Ein Buch geschenkt bekommen, das man bereits besitzt. Das kommt unter den besten Freunden vor. Was tun damit? Weiterverschenken? Nicht, wenn es etwas sehr Spezielles ist, das sonst kaum jemanden interessiert. Flohmarkt? Wer steht schon gern an Ständen? Ebay? Ist ja doch mehr für Geschirr, Skihosen oder alte Räder.

Vielleicht der größte Buchhändler der Welt? Amazon. Mit großem Abstand, wie der Buchreport im März erneut festhielt. Dort sind Millionen Romane, Bildbände und Sachbücher gelistet. Von Amazon selber, großen Buchhändlern, reinen Gebrauchthändlern. Und Privatmenschen, die im Meer von Titeln versuchen, ihr überflüssiges Buch zu veräußern.
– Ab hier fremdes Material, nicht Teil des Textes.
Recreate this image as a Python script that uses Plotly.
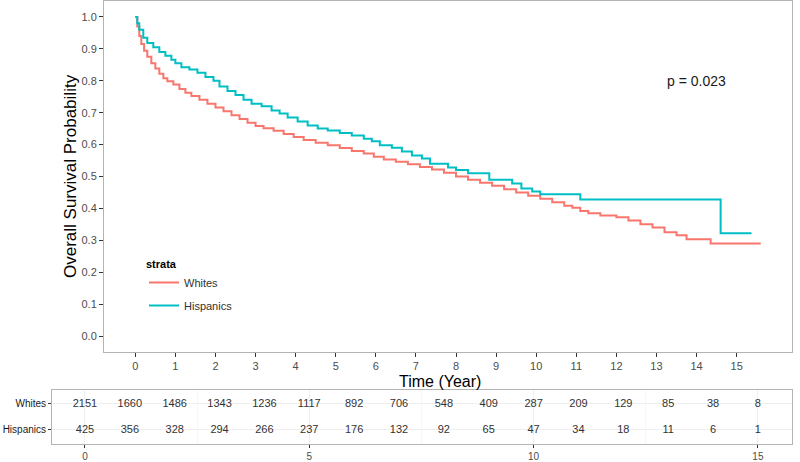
import plotly.graph_objects as go

# Kaplan-Meier step knots
whites_t = [0, 0.05, 0.1, 0.15, 0.22, 0.3, 0.4, 0.5, 0.6, 0.7, 0.8, 0.95, 1.1, 1.25, 1.4, 1.6, 1.8,
            2.0, 2.2, 2.4, 2.6, 2.8, 3.0, 3.2, 3.45, 3.7, 3.95, 4.2, 4.5, 4.8, 5.1, 5.4, 5.7, 5.95,
            6.2, 6.5, 6.8, 7.1, 7.4, 7.7, 8.0, 8.3, 8.6, 8.9, 9.2, 9.5, 9.8, 10.1, 10.4, 10.7, 10.9,
            11.1, 11.3, 11.6, 12.0, 12.3, 12.6, 12.9, 13.2, 13.5, 13.75, 14.35, 15.6]
whites_s = [1.0, 0.97, 0.94, 0.915, 0.894, 0.875, 0.855, 0.838, 0.822, 0.808, 0.798, 0.788, 0.774,
            0.762, 0.752, 0.740, 0.728, 0.716, 0.704, 0.692, 0.680, 0.668, 0.658, 0.651, 0.643,
            0.633, 0.624, 0.614, 0.606, 0.598, 0.589, 0.580, 0.572, 0.562, 0.553, 0.546, 0.538,
            0.530, 0.522, 0.512, 0.500, 0.490, 0.480, 0.471, 0.460, 0.450, 0.440, 0.430, 0.419,
            0.408, 0.402, 0.392, 0.385, 0.378, 0.372, 0.362, 0.350, 0.340, 0.325, 0.316, 0.303,
            0.29, 0.29]

hisp_t = [0, 0.05, 0.1, 0.2, 0.3, 0.45, 0.6, 0.75, 0.9, 1.0, 1.15, 1.35, 1.55, 1.75, 1.95, 2.1,
          2.3, 2.5, 2.7, 2.9, 3.15, 3.4, 3.6, 3.8, 4.05, 4.3, 4.55, 4.8, 5.1, 5.4, 5.7, 5.9, 6.1,
          6.4, 6.65, 6.9, 7.15, 7.35, 7.8, 8.0, 8.3, 8.83, 9.4, 9.63, 9.9, 10.1, 11.1, 14.6, 15.37]
hisp_s = [1.0, 0.98, 0.96, 0.935, 0.918, 0.905, 0.89, 0.878, 0.866, 0.855, 0.842, 0.835, 0.825,
          0.812, 0.800, 0.782, 0.768, 0.755, 0.740, 0.728, 0.720, 0.707, 0.697, 0.685, 0.672,
          0.660, 0.650, 0.644, 0.636, 0.628, 0.618, 0.610, 0.598, 0.590, 0.578, 0.566, 0.556,
          0.540, 0.528, 0.520, 0.510, 0.490, 0.478, 0.4625, 0.453, 0.444, 0.428, 0.322, 0.322]

# Number at risk table
risk_times = list(range(0, 16))
whites_risk = [2151, 1660, 1486, 1343, 1236, 1117, 892, 706, 548, 409, 287, 209, 129, 85, 38, 8]
hisp_risk = [425, 356, 328, 294, 266, 237, 176, 132, 92, 65, 47, 34, 18, 11, 6, 1]
strata = ["Whites", "Hispanics"]

RED = "#F8766D"
TEAL = "#00BFC4"
FONT = "Liberation Sans, Arial, sans-serif"

fig = go.Figure()
fig.add_trace(go.Scatter(x=whites_t, y=whites_s, mode="lines", line=dict(color=RED, width=2, shape="hv"),
                         name=strata[0], legendgroup="w", xaxis="x", yaxis="y"))
fig.add_trace(go.Scatter(x=hisp_t, y=hisp_s, mode="lines", line=dict(color=TEAL, width=2, shape="hv"),
                         name=strata[1], legendgroup="h", xaxis="x", yaxis="y"))

fig.add_trace(go.Scatter(x=risk_times, y=[strata[0]] * len(risk_times), mode="text",
                         text=[str(v) for v in whites_risk], textfont=dict(size=11, color="#333333", family=FONT),
                         showlegend=False, xaxis="x2", yaxis="y2", hoverinfo="skip"))
fig.add_trace(go.Scatter(x=risk_times, y=[strata[1]] * len(risk_times), mode="text",
                         text=[str(v) for v in hisp_risk], textfont=dict(size=11, color="#333333", family=FONT),
                         showlegend=False, xaxis="x2", yaxis="y2", hoverinfo="skip"))

fig.update_layout(
    width=800, height=462,
    margin=dict(l=0, r=0, t=0, b=0, autoexpand=False),
    paper_bgcolor="white", plot_bgcolor="white",
    font=dict(family=FONT, color="#4d4d4d"),
    xaxis=dict(domain=[0.13, 0.99], anchor="y", range=[-0.78, 16.38], tickmode="array",
               tickvals=list(range(0, 16)), ticks="outside", ticklen=4, tickcolor="#333333",
               showline=True, mirror=True, linecolor="#b3b3b3", linewidth=1, showgrid=False,
               zeroline=False, tickfont=dict(size=11, color="#4d4d4d"), automargin=False),
    yaxis=dict(domain=[0.238, 0.998], anchor="x", range=[-0.05, 1.05], tickmode="array",
               tickvals=[i / 10 for i in range(11)], tickformat=".1f", ticks="outside", ticklen=4,
               tickcolor="#333333", showline=True, mirror=True, linecolor="#b3b3b3", linewidth=1,
               showgrid=False, zeroline=False, tickfont=dict(size=11, color="#4d4d4d"), automargin=False),
    xaxis2=dict(domain=[0.065, 0.99], anchor="y2", range=[-0.735, 15.76], tickmode="array",
                tickvals=[0, 5, 10, 15], ticks="outside", ticklen=3, tickcolor="#333333",
                showline=True, mirror=True, linecolor="#b3b3b3", linewidth=1, showgrid=True,
                gridcolor="#efefef", zeroline=False, tickfont=dict(size=10, color="#4d4d4d"),
                minor=dict(dtick=2.5, tick0=0, showgrid=True, gridcolor="#f6f6f6", ticks=""),
                automargin=False),
    yaxis2=dict(domain=[0.039, 0.156], anchor="x2", type="category",
                categoryorder="array", categoryarray=[strata[1], strata[0]], range=[-0.54, 1.54],
                ticks="outside", ticklen=3, tickcolor="#333333", showline=True, mirror=True,
                linecolor="#b3b3b3", linewidth=1, showgrid=True, gridcolor="#efefef",
                zeroline=False, tickfont=dict(size=10, color="#1a1a1a"), automargin=False),
    legend=dict(x=0.18, y=0.451, xanchor="left", yanchor="top", bgcolor="rgba(0,0,0,0)",
                title=dict(text="<b>strata</b>", font=dict(size=11, color="#000000")),
                font=dict(size=11, color="#333333"), itemwidth=30, tracegroupgap=4),
    annotations=[
        dict(text="p = 0.023", x=14.0, y=0.80, xref="x", yref="y", showarrow=False,
             font=dict(size=14, color="#1a1a1a")),
        dict(text="Time (Year)", x=0.55, y=1 - 381 / 462, xref="paper", yref="paper", showarrow=False,
             font=dict(size=16, color="#000000"), xanchor="center", yanchor="middle"),
        dict(text="Overall Survival Probability", x=70 / 800, y=1 - 176 / 462, xref="paper", yref="paper",
             showarrow=False, textangle=-90, font=dict(size=17, color="#000000"),
             xanchor="center", yanchor="middle"),
    ],
)

fig.write_html("out.html", post_script="document.body.style.margin='0';",
               config={"displayModeBar": False})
Wer auf Amazon kauft, kann dort auch verkaufen. Jeder. Und bekommt der Kunde einen Einblick in die andere Seite des als besonders kundenfreundlichen geltenden Versandunternehmens. Hohe Gebühren und Provisionen, immer mit der Gefahr, aus dem Wunsch, ein Buch weiterzuverkaufen, mit dem Gesetz in Konflikt zu geben und Abmahnanwälte auf den Plan zu rufen.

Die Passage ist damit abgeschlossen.